Steve, he says, is good with accounting tasks, and can always recall important dates. At the same time, he recognizes Steve's trouble registering social cues and relating to other people. But he's "grown," and is working on his social skills.
"I enjoy sitting with Steve in the office because he helps me focus on other things that I might overlook about life and relationships," says Bense.
Steve says he believes in God, but has his doubts. "I'm sure a lot of people in different Christian churches go through that," he says.
He says the idea of "world religion" kind of scares him, but he describes this branch of Lutheranism as liberal and friendly. He's found friends here - his roommate for instance - and he wasn't able to do that at other churches.
A ROUTINE ON AND OFF STAGE
Steve sees his autism as a disorder of the mind, one that prevents him from doing things normal people do. But, he says, contrary to common belief, autism doesn't give him any special gifts or savant skills.
"I'm lucky I'm where I am now," he says.
Steve says he likes his life now - He sees his psychiatrist regularly. He knows him well and smiles when he walks into the office. Steve's now taking three medications and has no negative side effects.
"On Sundays I make Rice-a-Roni," says Steve while discussing his routine. He likes to listen to Top-40 radio, and watch TV. "Sometimes I use my computer, my laptop, to (look) at foreign places so I can feel like I've been there."
Steve says he feels anxious almost all the time, except before he goes on stage.
"I don't mind if people make fun of my autism just as long as they're doing it in a friendly way or affectionate way," says Steve.
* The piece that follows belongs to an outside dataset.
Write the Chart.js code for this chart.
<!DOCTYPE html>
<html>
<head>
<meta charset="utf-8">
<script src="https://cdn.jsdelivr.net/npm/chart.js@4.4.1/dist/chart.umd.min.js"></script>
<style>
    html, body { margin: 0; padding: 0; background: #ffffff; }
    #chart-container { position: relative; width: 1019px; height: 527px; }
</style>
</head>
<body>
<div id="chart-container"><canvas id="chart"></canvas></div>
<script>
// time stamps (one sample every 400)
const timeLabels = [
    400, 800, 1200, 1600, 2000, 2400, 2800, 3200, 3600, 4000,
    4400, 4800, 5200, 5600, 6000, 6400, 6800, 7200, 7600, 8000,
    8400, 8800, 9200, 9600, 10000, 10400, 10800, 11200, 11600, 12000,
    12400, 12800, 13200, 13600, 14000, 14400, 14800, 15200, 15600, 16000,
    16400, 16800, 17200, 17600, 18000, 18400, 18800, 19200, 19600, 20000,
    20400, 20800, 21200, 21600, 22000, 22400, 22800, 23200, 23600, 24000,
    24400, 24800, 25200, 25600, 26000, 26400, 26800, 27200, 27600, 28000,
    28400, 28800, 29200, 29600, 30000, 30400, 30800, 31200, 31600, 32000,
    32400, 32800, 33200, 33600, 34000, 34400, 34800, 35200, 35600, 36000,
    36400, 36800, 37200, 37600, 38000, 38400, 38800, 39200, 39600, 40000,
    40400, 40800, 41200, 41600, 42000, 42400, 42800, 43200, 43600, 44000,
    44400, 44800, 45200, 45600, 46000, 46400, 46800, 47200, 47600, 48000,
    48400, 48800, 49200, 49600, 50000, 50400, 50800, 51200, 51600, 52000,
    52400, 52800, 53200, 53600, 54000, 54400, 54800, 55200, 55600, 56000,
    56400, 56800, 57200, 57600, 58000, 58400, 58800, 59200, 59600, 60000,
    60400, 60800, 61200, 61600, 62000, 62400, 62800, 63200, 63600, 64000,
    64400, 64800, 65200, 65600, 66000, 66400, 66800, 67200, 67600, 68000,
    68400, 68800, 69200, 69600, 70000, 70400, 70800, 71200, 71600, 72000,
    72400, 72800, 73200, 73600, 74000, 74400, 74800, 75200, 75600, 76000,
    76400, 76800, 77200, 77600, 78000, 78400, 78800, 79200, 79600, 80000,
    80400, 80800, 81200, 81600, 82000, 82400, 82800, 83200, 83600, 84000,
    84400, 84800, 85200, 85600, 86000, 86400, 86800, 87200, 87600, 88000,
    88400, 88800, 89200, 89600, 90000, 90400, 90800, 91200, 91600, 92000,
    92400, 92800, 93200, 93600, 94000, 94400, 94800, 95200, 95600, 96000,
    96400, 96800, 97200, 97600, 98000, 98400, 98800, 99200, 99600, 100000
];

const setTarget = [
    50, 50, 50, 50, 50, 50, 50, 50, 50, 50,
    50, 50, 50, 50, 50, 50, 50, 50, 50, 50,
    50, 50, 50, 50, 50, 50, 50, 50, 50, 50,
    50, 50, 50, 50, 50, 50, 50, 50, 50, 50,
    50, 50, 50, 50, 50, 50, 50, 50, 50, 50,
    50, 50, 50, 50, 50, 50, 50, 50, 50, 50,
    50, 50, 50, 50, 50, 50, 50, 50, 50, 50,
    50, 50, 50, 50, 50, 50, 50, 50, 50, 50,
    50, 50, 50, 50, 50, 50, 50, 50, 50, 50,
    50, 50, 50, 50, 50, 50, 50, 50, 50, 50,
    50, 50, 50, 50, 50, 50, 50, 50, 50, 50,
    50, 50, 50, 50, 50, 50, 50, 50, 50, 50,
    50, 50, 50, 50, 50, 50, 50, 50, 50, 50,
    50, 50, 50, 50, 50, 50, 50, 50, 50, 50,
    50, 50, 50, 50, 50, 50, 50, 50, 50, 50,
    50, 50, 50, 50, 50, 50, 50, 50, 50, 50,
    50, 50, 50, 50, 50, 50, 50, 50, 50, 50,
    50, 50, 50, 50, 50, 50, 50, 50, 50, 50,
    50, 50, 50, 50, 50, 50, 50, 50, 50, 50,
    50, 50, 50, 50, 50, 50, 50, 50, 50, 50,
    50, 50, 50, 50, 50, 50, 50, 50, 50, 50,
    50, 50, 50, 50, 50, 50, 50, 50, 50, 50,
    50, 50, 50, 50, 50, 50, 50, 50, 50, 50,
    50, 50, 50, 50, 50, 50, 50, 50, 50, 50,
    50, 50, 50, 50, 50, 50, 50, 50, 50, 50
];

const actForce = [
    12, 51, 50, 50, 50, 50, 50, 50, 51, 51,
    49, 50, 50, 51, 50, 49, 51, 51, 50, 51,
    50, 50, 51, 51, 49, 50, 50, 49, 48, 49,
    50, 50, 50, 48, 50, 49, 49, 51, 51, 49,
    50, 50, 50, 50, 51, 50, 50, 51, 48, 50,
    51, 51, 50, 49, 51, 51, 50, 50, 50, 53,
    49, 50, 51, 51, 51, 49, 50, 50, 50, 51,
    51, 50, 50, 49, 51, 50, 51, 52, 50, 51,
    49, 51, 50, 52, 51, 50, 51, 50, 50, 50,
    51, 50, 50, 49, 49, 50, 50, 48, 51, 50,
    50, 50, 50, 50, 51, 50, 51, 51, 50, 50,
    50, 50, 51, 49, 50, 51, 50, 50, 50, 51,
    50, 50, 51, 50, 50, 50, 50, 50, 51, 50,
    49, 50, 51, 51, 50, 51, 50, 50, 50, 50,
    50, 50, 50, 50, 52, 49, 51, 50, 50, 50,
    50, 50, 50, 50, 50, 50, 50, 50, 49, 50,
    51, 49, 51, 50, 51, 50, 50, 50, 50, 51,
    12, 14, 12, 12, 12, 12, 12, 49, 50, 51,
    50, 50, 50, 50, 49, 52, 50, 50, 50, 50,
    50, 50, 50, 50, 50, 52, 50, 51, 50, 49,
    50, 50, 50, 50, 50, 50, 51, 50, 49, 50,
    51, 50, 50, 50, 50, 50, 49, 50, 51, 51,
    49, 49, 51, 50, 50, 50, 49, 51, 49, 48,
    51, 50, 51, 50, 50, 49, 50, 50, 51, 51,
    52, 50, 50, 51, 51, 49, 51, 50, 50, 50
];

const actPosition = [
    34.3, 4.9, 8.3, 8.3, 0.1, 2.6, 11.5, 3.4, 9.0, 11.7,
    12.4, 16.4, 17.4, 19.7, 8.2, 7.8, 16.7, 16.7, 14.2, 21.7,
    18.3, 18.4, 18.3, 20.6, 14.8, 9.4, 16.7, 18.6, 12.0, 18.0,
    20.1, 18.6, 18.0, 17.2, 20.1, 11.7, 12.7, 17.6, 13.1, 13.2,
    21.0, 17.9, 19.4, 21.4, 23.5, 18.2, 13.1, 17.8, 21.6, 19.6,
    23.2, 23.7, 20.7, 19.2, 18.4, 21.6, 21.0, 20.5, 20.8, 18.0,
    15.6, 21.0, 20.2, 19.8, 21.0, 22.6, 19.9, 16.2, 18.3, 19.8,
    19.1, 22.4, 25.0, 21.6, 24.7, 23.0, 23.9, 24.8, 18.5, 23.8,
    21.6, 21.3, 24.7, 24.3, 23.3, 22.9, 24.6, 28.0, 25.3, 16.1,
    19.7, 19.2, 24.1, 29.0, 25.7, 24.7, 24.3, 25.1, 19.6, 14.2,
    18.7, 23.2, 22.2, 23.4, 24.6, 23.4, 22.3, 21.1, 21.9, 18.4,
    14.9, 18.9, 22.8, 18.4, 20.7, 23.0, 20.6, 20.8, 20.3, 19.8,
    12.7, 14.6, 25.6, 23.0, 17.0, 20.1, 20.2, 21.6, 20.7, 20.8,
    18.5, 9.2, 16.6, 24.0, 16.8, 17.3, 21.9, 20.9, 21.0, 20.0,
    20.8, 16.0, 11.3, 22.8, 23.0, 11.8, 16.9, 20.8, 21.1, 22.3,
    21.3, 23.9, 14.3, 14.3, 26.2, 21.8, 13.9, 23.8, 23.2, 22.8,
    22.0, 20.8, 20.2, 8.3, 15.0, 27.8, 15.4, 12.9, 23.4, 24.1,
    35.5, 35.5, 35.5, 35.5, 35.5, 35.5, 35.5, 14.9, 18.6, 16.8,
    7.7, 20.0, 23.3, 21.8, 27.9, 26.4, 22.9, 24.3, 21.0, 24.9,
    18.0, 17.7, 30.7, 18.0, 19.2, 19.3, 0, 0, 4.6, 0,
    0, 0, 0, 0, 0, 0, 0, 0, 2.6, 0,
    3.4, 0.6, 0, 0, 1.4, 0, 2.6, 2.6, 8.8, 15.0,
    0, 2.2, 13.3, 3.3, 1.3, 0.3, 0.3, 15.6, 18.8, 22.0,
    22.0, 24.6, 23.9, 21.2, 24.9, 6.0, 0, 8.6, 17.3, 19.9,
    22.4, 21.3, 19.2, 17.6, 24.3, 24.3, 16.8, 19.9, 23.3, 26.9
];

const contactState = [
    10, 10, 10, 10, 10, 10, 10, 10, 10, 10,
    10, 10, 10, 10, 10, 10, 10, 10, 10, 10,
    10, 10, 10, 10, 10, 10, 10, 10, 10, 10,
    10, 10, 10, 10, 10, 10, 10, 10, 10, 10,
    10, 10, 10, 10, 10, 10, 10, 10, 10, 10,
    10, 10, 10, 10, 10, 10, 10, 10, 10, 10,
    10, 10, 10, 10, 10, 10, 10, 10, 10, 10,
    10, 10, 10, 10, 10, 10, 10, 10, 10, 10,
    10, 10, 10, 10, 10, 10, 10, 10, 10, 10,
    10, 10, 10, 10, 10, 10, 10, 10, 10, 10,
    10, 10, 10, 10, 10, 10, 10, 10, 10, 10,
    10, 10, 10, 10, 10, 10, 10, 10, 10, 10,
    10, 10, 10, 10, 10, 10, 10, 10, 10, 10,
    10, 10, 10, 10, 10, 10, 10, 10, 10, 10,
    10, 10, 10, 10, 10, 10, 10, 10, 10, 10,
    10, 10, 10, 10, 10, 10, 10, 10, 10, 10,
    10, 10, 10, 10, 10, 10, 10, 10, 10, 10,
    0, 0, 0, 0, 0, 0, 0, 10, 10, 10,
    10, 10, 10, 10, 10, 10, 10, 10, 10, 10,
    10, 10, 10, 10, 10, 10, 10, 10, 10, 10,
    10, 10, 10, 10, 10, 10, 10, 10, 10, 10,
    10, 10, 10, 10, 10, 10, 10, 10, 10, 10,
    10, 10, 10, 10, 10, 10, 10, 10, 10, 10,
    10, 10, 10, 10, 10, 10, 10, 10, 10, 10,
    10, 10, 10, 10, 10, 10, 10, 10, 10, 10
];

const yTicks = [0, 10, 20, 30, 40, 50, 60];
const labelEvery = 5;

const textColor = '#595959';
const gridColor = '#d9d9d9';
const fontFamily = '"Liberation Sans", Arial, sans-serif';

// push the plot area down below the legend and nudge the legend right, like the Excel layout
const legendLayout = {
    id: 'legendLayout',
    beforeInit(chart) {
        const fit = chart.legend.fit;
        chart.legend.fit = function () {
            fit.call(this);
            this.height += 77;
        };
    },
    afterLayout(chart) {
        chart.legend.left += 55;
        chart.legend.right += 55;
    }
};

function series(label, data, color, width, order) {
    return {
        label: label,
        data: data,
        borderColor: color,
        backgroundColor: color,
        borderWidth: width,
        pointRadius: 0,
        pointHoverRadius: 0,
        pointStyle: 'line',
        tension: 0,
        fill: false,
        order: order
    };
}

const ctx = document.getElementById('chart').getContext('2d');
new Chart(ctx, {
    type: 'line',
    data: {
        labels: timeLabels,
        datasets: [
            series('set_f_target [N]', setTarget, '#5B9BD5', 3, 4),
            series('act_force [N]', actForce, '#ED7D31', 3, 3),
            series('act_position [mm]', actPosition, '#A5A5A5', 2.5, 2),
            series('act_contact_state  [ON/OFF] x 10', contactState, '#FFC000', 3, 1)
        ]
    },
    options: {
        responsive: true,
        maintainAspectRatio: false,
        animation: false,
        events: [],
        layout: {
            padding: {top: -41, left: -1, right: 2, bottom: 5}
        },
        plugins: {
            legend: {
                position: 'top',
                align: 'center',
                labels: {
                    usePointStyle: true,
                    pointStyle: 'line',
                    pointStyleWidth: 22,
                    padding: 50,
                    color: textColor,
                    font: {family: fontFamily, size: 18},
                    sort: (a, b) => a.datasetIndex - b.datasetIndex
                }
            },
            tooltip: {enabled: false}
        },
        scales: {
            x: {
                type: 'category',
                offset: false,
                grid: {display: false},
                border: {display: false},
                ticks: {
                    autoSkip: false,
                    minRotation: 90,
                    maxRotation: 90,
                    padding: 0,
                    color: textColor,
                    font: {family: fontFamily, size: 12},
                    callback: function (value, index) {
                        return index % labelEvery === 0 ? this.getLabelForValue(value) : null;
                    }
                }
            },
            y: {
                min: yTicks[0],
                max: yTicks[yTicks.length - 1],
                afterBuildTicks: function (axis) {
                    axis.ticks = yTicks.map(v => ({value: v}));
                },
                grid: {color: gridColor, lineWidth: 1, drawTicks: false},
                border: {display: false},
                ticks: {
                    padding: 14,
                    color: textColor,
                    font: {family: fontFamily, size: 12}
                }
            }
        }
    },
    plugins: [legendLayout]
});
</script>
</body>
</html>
He adds that there's nothing wrong with making fun of your faith, nationality - or disability - as long as you're proud of it.
Even if he had the choice, Steve says he has no interest in giving up social security benefits and obtaining a job that he "hates." He says he wants to keep his freedom; a life that includes comedy, volunteering, and his quest for a lady friend.
"Do you know if there's any cure for autism?" asks Steve. "Because I wouldn't take it."